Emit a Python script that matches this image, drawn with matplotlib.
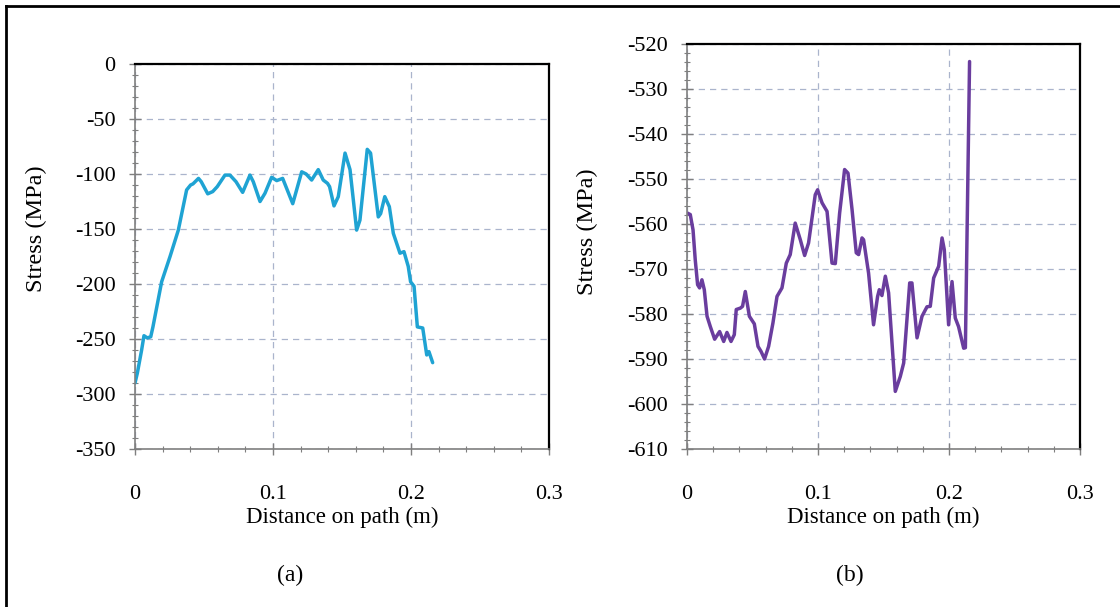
import matplotlib
matplotlib.use("Agg")
import matplotlib.pyplot as plt
from matplotlib.ticker import AutoMinorLocator
from matplotlib.lines import Line2D

# Panel (a) data
dist_a = [0.0, 0.0017, 0.0048, 0.0065, 0.0089, 0.0114, 0.013, 0.0193, 0.0254, 0.0314,
          0.0374, 0.0403, 0.042, 0.046, 0.048, 0.0527, 0.0563, 0.0596, 0.0652, 0.0688,
          0.0732, 0.078, 0.0833, 0.0857, 0.0906, 0.0942, 0.099, 0.1027, 0.107, 0.1143,
          0.1208, 0.124, 0.128, 0.1328, 0.1364, 0.1395, 0.141, 0.1442, 0.1473, 0.1522,
          0.1558, 0.1606, 0.163, 0.1683, 0.1707, 0.1763, 0.178, 0.181, 0.1843, 0.1872,
          0.192, 0.1949, 0.198, 0.1997, 0.2022, 0.2046, 0.2085, 0.2114, 0.213, 0.2157]
stress_a = [-290, -281, -260, -247, -249, -248, -239, -198, -175, -151,
            -114.5, -110, -109, -104, -107, -118, -116, -111.5, -101, -101,
            -107, -116.7, -101, -107, -125, -117.5, -103, -106, -104, -127,
            -98, -100, -105.5, -96, -105.5, -108.5, -111.5, -129, -120.6, -81,
            -96, -151, -142, -77.6, -81, -139, -136, -120.6, -129.7, -154,
            -172, -170.6, -184, -198, -202, -239, -240, -264.5, -261.5, -271.5]

# Panel (b) data
dist_b = [0.0005, 0.0025, 0.0046, 0.0063, 0.0081, 0.0096, 0.0114, 0.0132, 0.0153, 0.0178,
          0.0211, 0.0249, 0.028, 0.0305, 0.0336, 0.0361, 0.0376, 0.0407, 0.0424, 0.0445,
          0.0476, 0.0514, 0.0542, 0.0565, 0.0592, 0.0623, 0.0656, 0.0687, 0.0725, 0.0758,
          0.0788, 0.0826, 0.0865, 0.0898, 0.0928, 0.0979, 0.0997, 0.1031, 0.1069, 0.1107,
          0.1132, 0.1165, 0.1203, 0.1229, 0.126, 0.1292, 0.131, 0.1336, 0.1348, 0.1386,
          0.1424, 0.1455, 0.1468, 0.1488, 0.1514, 0.1539, 0.159, 0.1628, 0.1654, 0.17,
          0.1717, 0.1756, 0.1794, 0.1832, 0.1857, 0.1883, 0.1921, 0.1947, 0.1964, 0.1997,
          0.2023, 0.2048, 0.2073, 0.2112, 0.2125, 0.2157]
stress_b = [-557.6, -557.9, -561.3, -568, -573.5, -574.2, -572.4, -574.6, -580.5, -582.8,
            -585.6, -583.9, -586.1, -584.1, -586.1, -584.6, -579, -578.7, -578.3, -575,
            -580.5, -582.2, -587.2, -588.3, -590, -587.2, -582, -576.1, -574.2, -568.7,
            -566.8, -559.8, -563.5, -567, -564.2, -553.5, -552.4, -555.3, -557.2, -568.7,
            -568.8, -557.6, -547.9, -548.7, -556.8, -566.4, -566.8, -563.1, -563.5, -570.9,
            -582.4, -576.1, -574.6, -575.9, -571.6, -575.3, -597.2, -593.9, -590.9, -573.1,
            -573.1, -585.3, -580.5, -578.4, -578.3, -572, -569.4, -563.1, -565.7, -582.4,
            -572.8, -580.9, -582.8, -587.6, -587.5, -523.9]

x_ticks = [0, 0.1, 0.2, 0.3]
x_tick_labels = ["0", "0.1", "0.2", "0.3"]
y_ticks_a = [0, -50, -100, -150, -200, -250, -300, -350]
y_ticks_b = [-520, -530, -540, -550, -560, -570, -580, -590, -600, -610]

plt.rcParams['font.family'] = ['Liberation Serif', 'DejaVu Serif']

fig = plt.figure(figsize=(11.2, 6.07), dpi=100)
W, H = 1120, 607

def ax_rect(x0, x1, y0, y1):
    return [x0 / W, 1 - y1 / H, (x1 - x0) / W, (y1 - y0) / H]

ax_a = fig.add_axes(ax_rect(135, 549, 64, 449))
ax_b = fig.add_axes(ax_rect(687, 1080, 44, 449))

grid_color = '#aab4cc'

def style(ax, yticks, ymin, ymax, ylabel_x, ylabel_y):
    ax.set_xlim(0, 0.3)
    ax.set_ylim(ymin, ymax)
    ax.set_xticks(x_ticks)
    ax.set_xticklabels(x_tick_labels)
    ax.set_yticks(yticks)
    ax.set_yticklabels([str(v) for v in yticks])
    ax.xaxis.set_minor_locator(AutoMinorLocator(5))
    ax.yaxis.set_minor_locator(AutoMinorLocator(5))
    ax.grid(True, which='major', color=grid_color, linestyle=(0, (5, 4)), linewidth=0.9)
    ax.set_axisbelow(True)
    for side in ('left', 'bottom'):
        ax.spines[side].set_color('#7f7f7f')
        ax.spines[side].set_linewidth(1.2)
    for side in ('top', 'right'):
        ax.spines[side].set_color('black')
        ax.spines[side].set_linewidth(1.6)
    ax.tick_params(axis='both', which='major', direction='inout', length=8,
                   width=1.0, color='#7f7f7f', labelsize=16)
    ax.tick_params(axis='both', which='minor', direction='inout', length=5,
                   width=0.8, color='#7f7f7f')
    ax.tick_params(axis='x', which='major', pad=22)
    ax.tick_params(axis='y', which='major', pad=10)
    ax.set_xlabel('Distance on path (m)', fontsize=16.5, labelpad=2)
    ax.set_ylabel('Stress (MPa)', fontsize=17.5)
    ax.yaxis.set_label_coords(ylabel_x, ylabel_y, transform=fig.transFigure)

style(ax_a, y_ticks_a, -350, 0, 47 / W, 1 - 229 / H)
style(ax_b, y_ticks_b, -610, -520, 598 / W, 1 - 232 / H)

ax_a.plot(dist_a, stress_a, color='#1fa3d3', linewidth=2.5,
          solid_joinstyle='round', solid_capstyle='round')
ax_b.plot(dist_b, stress_b, color='#6a3d9e', linewidth=2.5,
          solid_joinstyle='round', solid_capstyle='round')

fig.text(290 / W, 1 - 575 / H, '(a)', fontsize=17, ha='center', va='center')
fig.text(850 / W, 1 - 575 / H, '(b)', fontsize=17, ha='center', va='center')

# outer frame (left and top edges visible)
fig.add_artist(Line2D([6 / W, 6 / W], [0, 1 - 6 / H], color='black', linewidth=2,
                      transform=fig.transFigure))
fig.add_artist(Line2D([6 / W, 1], [1 - 6 / H, 1 - 6 / H], color='black', linewidth=2,
                      transform=fig.transFigure))

fig.savefig('out.png', dpi=100)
───
What the task requires
Write out the full listing verbatim, excluding its pictures.

Exercise result
Emit a Python script that matches this image, drawn with matplotlib.
import matplotlib
matplotlib.use("Agg")
import matplotlib.pyplot as plt
from matplotlib.ticker import AutoMinorLocator
from matplotlib.lines import Line2D

# Panel (a) data
dist_a = [0.0, 0.0017, 0.0048, 0.0065, 0.0089, 0.0114, 0.013, 0.0193, 0.0254, 0.0314,
          0.0374, 0.0403, 0.042, 0.046, 0.048, 0.0527, 0.0563, 0.0596, 0.0652, 0.0688,
          0.0732, 0.078, 0.0833, 0.0857, 0.0906, 0.0942, 0.099, 0.1027, 0.107, 0.1143,
          0.1208, 0.124, 0.128, 0.1328, 0.1364, 0.1395, 0.141, 0.1442, 0.1473, 0.1522,
          0.1558, 0.1606, 0.163, 0.1683, 0.1707, 0.1763, 0.178, 0.181, 0.1843, 0.1872,
          0.192, 0.1949, 0.198, 0.1997, 0.2022, 0.2046, 0.2085, 0.2114, 0.213, 0.2157]
stress_a = [-290, -281, -260, -247, -249, -248, -239, -198, -175, -151,
            -114.5, -110, -109, -104, -107, -118, -116, -111.5, -101, -101,
            -107, -116.7, -101, -107, -125, -117.5, -103, -106, -104, -127,
            -98, -100, -105.5, -96, -105.5, -108.5, -111.5, -129, -120.6, -81,
            -96, -151, -142, -77.6, -81, -139, -136, -120.6, -129.7, -154,
            -172, -170.6, -184, -198, -202, -239, -240, -264.5, -261.5, -271.5]

# Panel (b) data
dist_b = [0.0005, 0.0025, 0.0046, 0.0063, 0.0081, 0.0096, 0.0114, 0.0132, 0.0153, 0.0178,
          0.0211, 0.0249, 0.028, 0.0305, 0.0336, 0.0361, 0.0376, 0.0407, 0.0424, 0.0445,
          0.0476, 0.0514, 0.0542, 0.0565, 0.0592, 0.0623, 0.0656, 0.0687, 0.0725, 0.0758,
          0.0788, 0.0826, 0.0865, 0.0898, 0.0928, 0.0979, 0.0997, 0.1031, 0.1069, 0.1107,
          0.1132, 0.1165, 0.1203, 0.1229, 0.126, 0.1292, 0.131, 0.1336, 0.1348, 0.1386,
          0.1424, 0.1455, 0.1468, 0.1488, 0.1514, 0.1539, 0.159, 0.1628, 0.1654, 0.17,
          0.1717, 0.1756, 0.1794, 0.1832, 0.1857, 0.1883, 0.1921, 0.1947, 0.1964, 0.1997,
          0.2023, 0.2048, 0.2073, 0.2112, 0.2125, 0.2157]
stress_b = [-557.6, -557.9, -561.3, -568, -573.5, -574.2, -572.4, -574.6, -580.5, -582.8,
            -585.6, -583.9, -586.1, -584.1, -586.1, -584.6, -579, -578.7, -578.3, -575,
            -580.5, -582.2, -587.2, -588.3, -590, -587.2, -582, -576.1, -574.2, -568.7,
            -566.8, -559.8, -563.5, -567, -564.2, -553.5, -552.4, -555.3, -557.2, -568.7,
            -568.8, -557.6, -547.9, -548.7, -556.8, -566.4, -566.8, -563.1, -563.5, -570.9,
            -582.4, -576.1, -574.6, -575.9, -571.6, -575.3, -597.2, -593.9, -590.9, -573.1,
            -573.1, -585.3, -580.5, -578.4, -578.3, -572, -569.4, -563.1, -565.7, -582.4,
            -572.8, -580.9, -582.8, -587.6, -587.5, -523.9]

x_ticks = [0, 0.1, 0.2, 0.3]
x_tick_labels = ["0", "0.1", "0.2", "0.3"]
y_ticks_a = [0, -50, -100, -150, -200, -250, -300, -350]
y_ticks_b = [-520, -530, -540, -550, -560, -570, -580, -590, -600, -610]

plt.rcParams['font.family'] = ['Liberation Serif', 'DejaVu Serif']

fig = plt.figure(figsize=(11.2, 6.07), dpi=100)
W, H = 1120, 607

def ax_rect(x0, x1, y0, y1):
    return [x0 / W, 1 - y1 / H, (x1 - x0) / W, (y1 - y0) / H]

ax_a = fig.add_axes(ax_rect(135, 549, 64, 449))
ax_b = fig.add_axes(ax_rect(687, 1080, 44, 449))

grid_color = '#aab4cc'

def style(ax, yticks, ymin, ymax, ylabel_x, ylabel_y):
    ax.set_xlim(0, 0.3)
    ax.set_ylim(ymin, ymax)
    ax.set_xticks(x_ticks)
    ax.set_xticklabels(x_tick_labels)
    ax.set_yticks(yticks)
    ax.set_yticklabels([str(v) for v in yticks])
    ax.xaxis.set_minor_locator(AutoMinorLocator(5))
    ax.yaxis.set_minor_locator(AutoMinorLocator(5))
    ax.grid(True, which='major', color=grid_color, linestyle=(0, (5, 4)), linewidth=0.9)
    ax.set_axisbelow(True)
    for side in ('left', 'bottom'):
        ax.spines[side].set_color('#7f7f7f')
        ax.spines[side].set_linewidth(1.2)
    for side in ('top', 'right'):
        ax.spines[side].set_color('black')
        ax.spines[side].set_linewidth(1.6)
    ax.tick_params(axis='both', which='major', direction='inout', length=8,
                   width=1.0, color='#7f7f7f', labelsize=16)
    ax.tick_params(axis='both', which='minor', direction='inout', length=5,
                   width=0.8, color='#7f7f7f')
    ax.tick_params(axis='x', which='major', pad=22)
    ax.tick_params(axis='y', which='major', pad=10)
    ax.set_xlabel('Distance on path (m)', fontsize=16.5, labelpad=2)
    ax.set_ylabel('Stress (MPa)', fontsize=17.5)
    ax.yaxis.set_label_coords(ylabel_x, ylabel_y, transform=fig.transFigure)

style(ax_a, y_ticks_a, -350, 0, 47 / W, 1 - 229 / H)
style(ax_b, y_ticks_b, -610, -520, 598 / W, 1 - 232 / H)

ax_a.plot(dist_a, stress_a, color='#1fa3d3', linewidth=2.5,
          solid_joinstyle='round', solid_capstyle='round')
ax_b.plot(dist_b, stress_b, color='#6a3d9e', linewidth=2.5,
          solid_joinstyle='round', solid_capstyle='round')

fig.text(290 / W, 1 - 575 / H, '(a)', fontsize=17, ha='center', va='center')
fig.text(850 / W, 1 - 575 / H, '(b)', fontsize=17, ha='center', va='center')

# outer frame (left and top edges visible)
fig.add_artist(Line2D([6 / W, 6 / W], [0, 1 - 6 / H], color='black', linewidth=2,
                      transform=fig.transFigure))
fig.add_artist(Line2D([6 / W, 1], [1 - 6 / H, 1 - 6 / H], color='black', linewidth=2,
                      transform=fig.transFigure))

fig.savefig('out.png', dpi=100)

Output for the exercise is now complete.